Thanks for your feedback. If you are skilled in Golang, I suggest you review the code more thoroughly for a more accurate understanding (especially compared to what standard uuid does).

imiric a day ago

My understanding was that speed is not something you want in a UUID generator, since it makes it more susceptible to brute force attacks. Is this not the case?

I've been using Cuid2[1] in most of my personal projects (this Go implementation[2], actually), which is fast enough, but not "too fast". It's also secure, collision resistant, and has everything I would need from a UUID.

[1]: https://github.com/paralleldrive/cuid2

[2]: https://github.com/nrednav/cuid2

[-]

stouset a day ago

> My understanding was that speed is not something you want in a UUID generator, since it makes it more susceptible to brute force attacks. Is this not the case?

The only possible think I can think of here is using a UUID version with a small space for the random bits, such that you could accidentally collide by generating them too fast. But with something like UUIDv7, you'd need to be generating hundreds of millions of random UUIDs every nanosecond in order for that to be a realistic concern.

sdrapkin a day ago

cuid2 generates variable-length strings. If you want fast cryptographically strong string generation, I recommend https://github.com/sdrapkin/randstring. It will likely be faster than cuid2.

[-]

imiric a day ago

That doesn't address what I said. Nor explains why your package is better.

[-]

sdrapkin a day ago

Guid package generates guids/uuids. Your linked package generates variable length strings. These are different usecases (oh, and your benchmarks are inferior to https://github.com/sdrapkin/randstring). Nothing to argue about.

[-]

shakna a day ago

But this doesn't generate guid/uuids? It generates random bytes.

[-]

sdrapkin a day ago

Guid/uuid is defined as a 16-byte structure. Are you questioning the “byte” part, or the “random” part?

[-]

shakna 15 hours ago

No, its defined to a series of specifications. [0] Ones that define an underlying structure, in bits.

You have a 16byte random string. Thats great. But it is not a UUID.

[0] https://www.rfc-editor.org/rfc/rfc9562.html

> The UUID format is 16 octets (128 bits) in size; the variant bits in conjunction with the version bits described in the next sections determine finer structure.

[-]

sdrapkin 13 hours ago

No, Guid/uuids are defined as 128-bit labels used to uniquely identify objects in computer systems. This 128-bit/16-byte definition predates any RFCs that one may or may not choose to implement. I'm obviously aware of RFC 9562, and nowhere in the Guid library do I claim implementation of it. RFC 9562 is a choice, and one that should not be made blindly, or for you. It all starts with 16 random bytes. Google's uuid starts that way, and virtually every other Guid/uuid implementation. Then, on top of that building block, one may tweak additional non-random bits if the usecase truly requires it. If it does - you can do it quickly and cheaply on top of 16 random bytes. If the usecase does not require it (99% of cases), you're better off with the foundational 16 random bytes. The perspective of "your 16 random bytes do not implement RFC 9562 - BAD, BAD!" is very myopic. But if wasting bits on versions and variants is something that helps someone sleep better - they can easily and cheaply achieve that with a couple of bit ops. RFC 9562 robs developers of that choice.

[-]

shakna 12 hours ago

Ok... But if you want to ignore the last twenty years, you should probably pick another name, because it has been used a particular way for two decades.
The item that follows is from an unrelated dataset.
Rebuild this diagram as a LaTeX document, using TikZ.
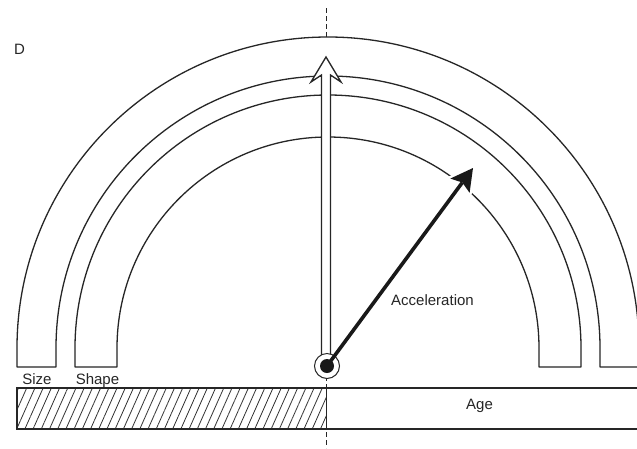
\documentclass[tikz,border=0pt]{standalone}
\usepackage{fontspec}
\setmainfont{Liberation Sans}
\usetikzlibrary{patterns.meta,calc}
\begin{document}
\begin{tikzpicture}[x=1pt,y=-1pt,
  ink/.style={draw=black!85, line width=1.3pt},
  band/.style={ink, fill=white, line join=round},
  lbl/.style={font=\fontsize{15}{17}\selectfont, anchor=base, inner sep=0pt, text=black!85},
  axisline/.style={draw=black!85, line width=1pt, dash pattern=on 5pt off 3pt}]
\useasboundingbox (0,0) rectangle (637,448);
\fill[white] (0,0) rectangle (637,448);
% dashed axis
\coordinate (ax1) at (326,8);
\coordinate (ax2) at (326,448);
\draw[axisline] (ax1) -- (ax2);
% Size band
\draw[band] (17,367) -- (17,348) arc[start angle=180, end angle=360, radius=311] -- (639,367) -- (600,367) -- (600,348) arc[start angle=360, end angle=180, radius=272] -- (56,367) -- cycle;
% Shape band
\draw[band] (75,367) -- (75,348) arc[start angle=180, end angle=360, radius=253] -- (581,367) -- (539,367) -- (539,348) arc[start angle=360, end angle=180, radius=211] -- (117,367) -- cycle;
% bottom bar
\fill[pattern={Lines[angle=66,distance=7.5pt,line width=0.8pt]}, pattern color=black!80] (17,388) rectangle (326,429);
\draw[ink] (640,388) -- (17,388) -- (17,429) -- (640,429);
\draw[axisline] (326,388) -- (326,429);
% vertical open arrow
\draw[ink, fill=white, line join=miter] (321.5,362) -- (321.5,75) -- (311,82) -- (326,57) -- (341,82) -- (330.5,75) -- (330.5,362);
% origin
\node[circle, draw=black!85, line width=1pt, fill=white, minimum size=25pt, inner sep=0pt] (o) at (327,366) {};
\fill[black!90] (o.center) circle[radius=7pt];
% acceleration arrow
\coordinate (tip) at (473,168);
\coordinate (hb) at ($(tip)!22pt!(o.center)$);
\coordinate (hl) at ($(hb)!12pt!90:(tip)$);
\coordinate (hr) at ($(hb)!12pt!-90:(tip)$);
\coordinate (hn) at ($(tip)!18pt!(o.center)$);
\draw[white, line width=5pt, line join=round] (tip) -- (hl) -- (hn) -- (hr) -- cycle;
\draw[black!90, line width=3.6pt] (o.center) -- (hn);
\fill[black!90] (tip) -- (hl) -- (hn) -- (hr) -- cycle;
% labels
\node[lbl] (d) at (19.5,54) {D};
\node[lbl] (size) at (37,384) {Size};
\node[lbl] (shape) at (97.5,384) {Shape};
\node[lbl] (acc) at (432.5,305) {Acceleration};
\node[lbl] (age) at (479.5,409) {Age};
\end{tikzpicture}
\end{document}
If you want "more choice" - use a name unbound by a tradition old enough to drink.

imiric a day ago

No need to argue. You just haven't addressed the point that a fast UUID generator is a security risk. I don't care about benchmarks.

And in most use cases where I'd need a UUID, I'd usually want the string representation of it.

[-]

sdrapkin a day ago

Fast guid/uuid generators are NOT a security risk. You want such generators to be as fast as possible, without compromising cryptographic strength.

sdrapkin a day ago

Much faster (~10x) than standard github.com/google/uuid package

I'm interested in feedback from the HN community.

[-]

evil-olive a day ago

what real-world problem, if any, does 10x faster UUID generation solve?

from your readme, `guid.New()` is 6~10 ns, so presumably the standard UUID package takes 60-100 ns?

say I generate a UUID, and then use that UUID when inserting a row into my database, let's say committing that transaction takes 1 msec (1 million ns)

if I get a speedup of 90 ns from using a faster UUID package, will that even be noticeable in my benchmarks? it seems likely to be lost in the noise.

honestly, this seems like going on a 7-day road trip, and sprinting from your front door to your car because it'll get you there faster.

[-]

sdrapkin a day ago

Amazon AWS S3 web servers process millions of requests per second, and each response generates a random Request-Id. It’s not exactly 16 bytes, but this is a very realistic scenario where guids are used in hot path. If you are writing a cute-kitten blog, might as well use Python instead..

throwaway894345 a day ago

Why is it so much faster than `uuid`?

[-]

sdrapkin a day ago

It generates entropy 4kb-at-a-time (instead of on each call), and uses a cache-pool instead of single cache behind a lock (which is what standard uuid does in "RandPool=ON" mode).

[-]

maxmcd a day ago

Ah cool, the note here is also interesting: https://pkg.go.dev/github.com/google/uuid#EnableRandPool

cyberax a day ago

So this automatically makes it unsafe in case of VM snapshots.

The Linux kernel now has an optimization that makes it safe: https://lwn.net/Articles/983186/

Go should automatically benefit from this, if they use the vDSO getrandom().

CafeRacer a day ago

Would have been nice if that included timestamp information, to make them orderable. Similar to what uuid v7 does.

[-]

sdrapkin a day ago

It's on the roadmap (already implemented in a similar .NET library - https://github.com/sdrapkin/SecurityDriven.FastGuid).

sdrapkin a day ago

In case you missed it, "guid.Read()" is a much faster alternative to "crypto/rand". https://pkg.go.dev/github.com/sdrapkin/guid#Read

gg-plz a day ago

[dead]